A
poesia é uma perturbação do olhar. O poeta vê o que não está
lá. Para ele, as coisas são transparentes, abrem-se para outros
mundos. A Adélia Prado diz que Deus de vez em quando a castiga,
tirando-lhe a poesia. Ela olha para uma pedra e vê uma pedra.
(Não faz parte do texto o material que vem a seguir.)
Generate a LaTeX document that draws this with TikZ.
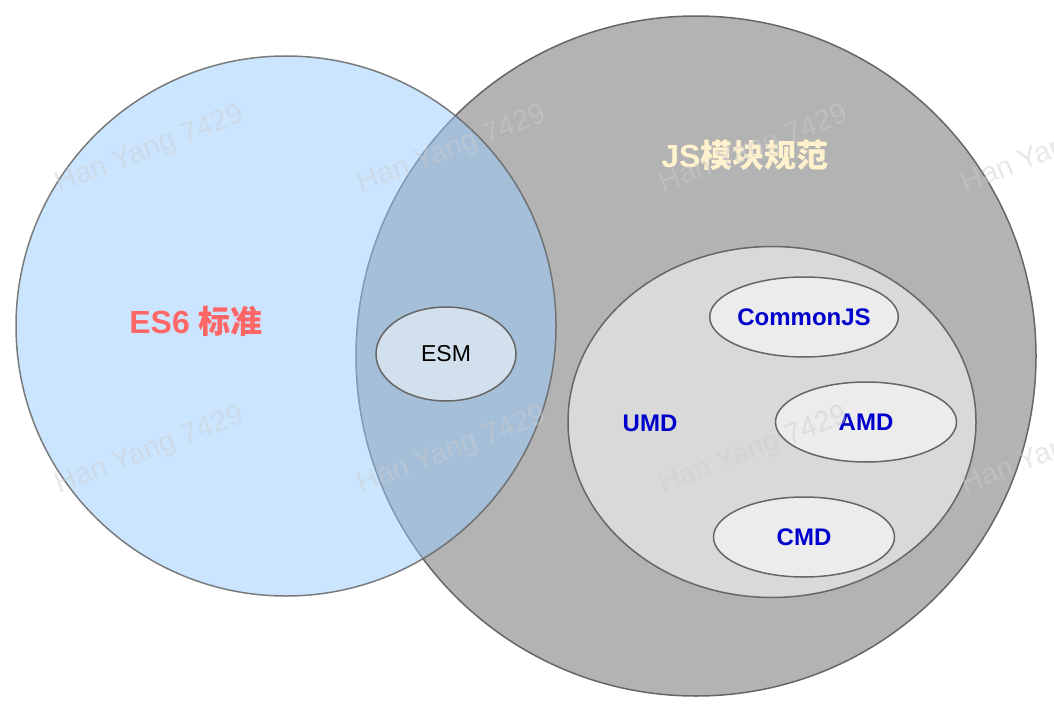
\documentclass[tikz,border=0pt]{standalone}
\usepackage{fontspec}
\setmainfont{Liberation Sans}
\newfontfamily\cjk{Noto Sans CJK SC}
\usetikzlibrary{shapes.geometric}
\definecolor{esblue}{HTML}{99CCFF}
\definecolor{jsgray}{HTML}{B3B3B3}
\definecolor{rim}{HTML}{666666}
\definecolor{esred}{HTML}{FF6666}
\definecolor{jscream}{HTML}{FFF2CC}
\definecolor{modblue}{HTML}{0000CC}

\begin{document}
\begin{tikzpicture}[
  x=1pt, y=-1pt,
  set/.style={
    circle,
    draw=rim,
    line width=1.5pt,
    inner sep=0pt,
  },
  part/.style={
    ellipse,
    draw=rim,
    line width=1.5pt,
    inner sep=0pt,
    fill=white,
    fill opacity=0.5,
    text opacity=1,
  },
  modname/.style={text=modblue, font=\fontsize{24}{28}\selectfont\bfseries},
  settitle/.style={font=\fontsize{32}{38}\selectfont\bfseries},
  wmark/.style={text=black!20, opacity=0.45, rotate=21,
    font=\fontsize{29}{34}\selectfont},
]
\useasboundingbox (0,0) rectangle (1054,714);

% ---- the big grey set, with the module formats inside ---------------------
\node[set, fill=jsgray, minimum size=680pt] (jsset) at (696,356) {};
\node[part, minimum width=408pt, minimum height=351pt] (umdset) at (772,422) {};
\node[part, modname, minimum width=181pt, minimum height=80pt] (cjs) at (804,317) {CommonJS};
\node[part, modname, minimum width=181pt, minimum height=80pt] (amd) at (866,422) {AMD};
\node[part, modname, minimum width=181pt, minimum height=80pt] (cmd) at (804,537) {CMD};

% ---- the blue set, laid over it so the overlap shows ----------------------
\node[set, fill=esblue, fill opacity=0.5, draw opacity=0.85,
  minimum size=540pt] (esset) at (286,326) {};
\node[part, minimum width=140pt, minimum height=94pt,
  font=\fontsize{23}{27}\selectfont] (esm) at (446,354) {ESM};

% ---- set titles -----------------------------------------------------------
\node[settitle, text=esred] (estitle) at (196,321) {ES6 {\cjk 标准}};
\node[settitle, text=jscream] (jstitle) at (745,155) {JS{\cjk 模块规范}};
\node[modname] (umd) at (650,423) {UMD};

% ---- watermark ------------------------------------------------------------
\node[wmark] (wm1) at (150,150) {Han Yang 7429};
\node[wmark] (wm2) at (452,150) {Han Yang 7429};
\node[wmark] (wm3) at (754,150) {Han Yang 7429};
\node[wmark] (wm4) at (1056,150) {Han Yang 7429};
\node[wmark] (wm5) at (150,451) {Han Yang 7429};
\node[wmark] (wm6) at (452,451) {Han Yang 7429};
\node[wmark] (wm7) at (754,451) {Han Yang 7429};
\node[wmark] (wm8) at (1056,451) {Han Yang 7429};

\end{tikzpicture}
\end{document}
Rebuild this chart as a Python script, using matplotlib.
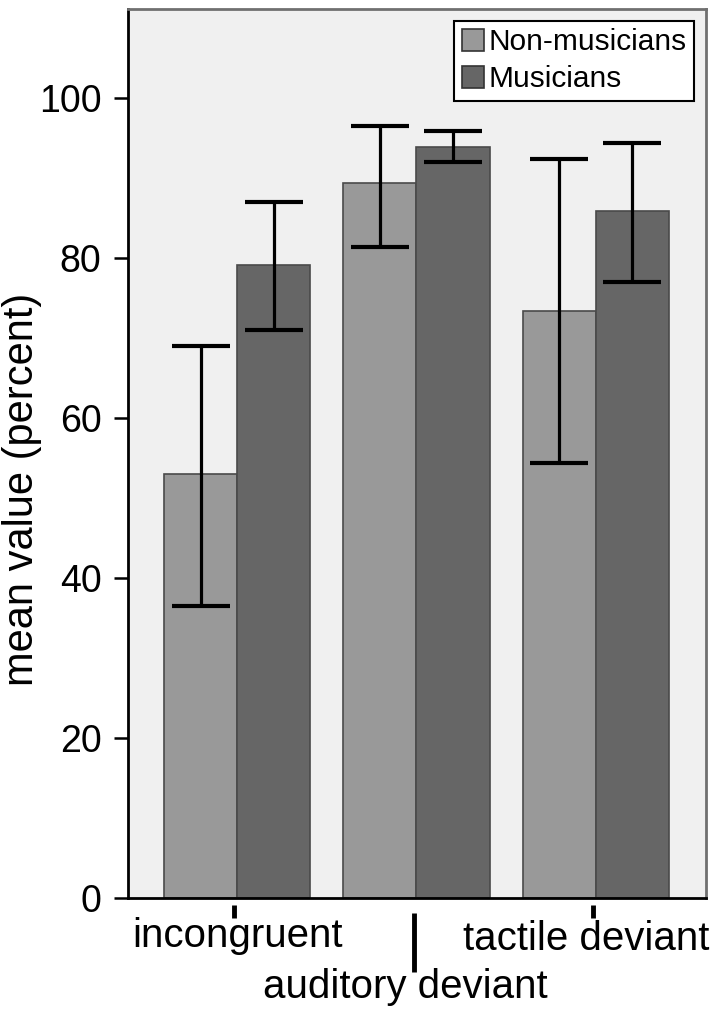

William Blake, poeta inglês, escreveu um poema em que diz: “Ver um
mundo num grão de areia e um céu numa flor silvestre...”. Octávio
Paz descreve essa experiência: “Todos os dias atravessamos a mesma
rua ou o mesmo jardim; todas as tardes os nossos olhos batem no mesmo
muro avermelhado feito de tijolos e tempo urbano. De repente, num dia
qualquer, a rua dá para um outro mundo, o jardim acaba de nascer, o
muro fatigado se cobre de signos”. A Raposa começou a ver nos
campos dourados de trigo batidos pelo vento o cabelo louro do Pequeno
Príncipe que partira. Meu filho pequeno, nas minhas ausências e com
saudades, ia para o meu escritório vazio para sentir o cheiro do
fumo de cachimbo. O cheiro do cachimbo era o que ele tinha de mim. O
cheiro do cachimbo era, para ele, um sacramento. Sacramento é uma
presença na qual mora uma ausência. A única coisa que recebi de
meu pai como herança foi um peso de papel de vidro esverdeado.
Quando olho para o peso de papel não vejo peso de papel,
insignificância. Vejo o rosto do meu pai.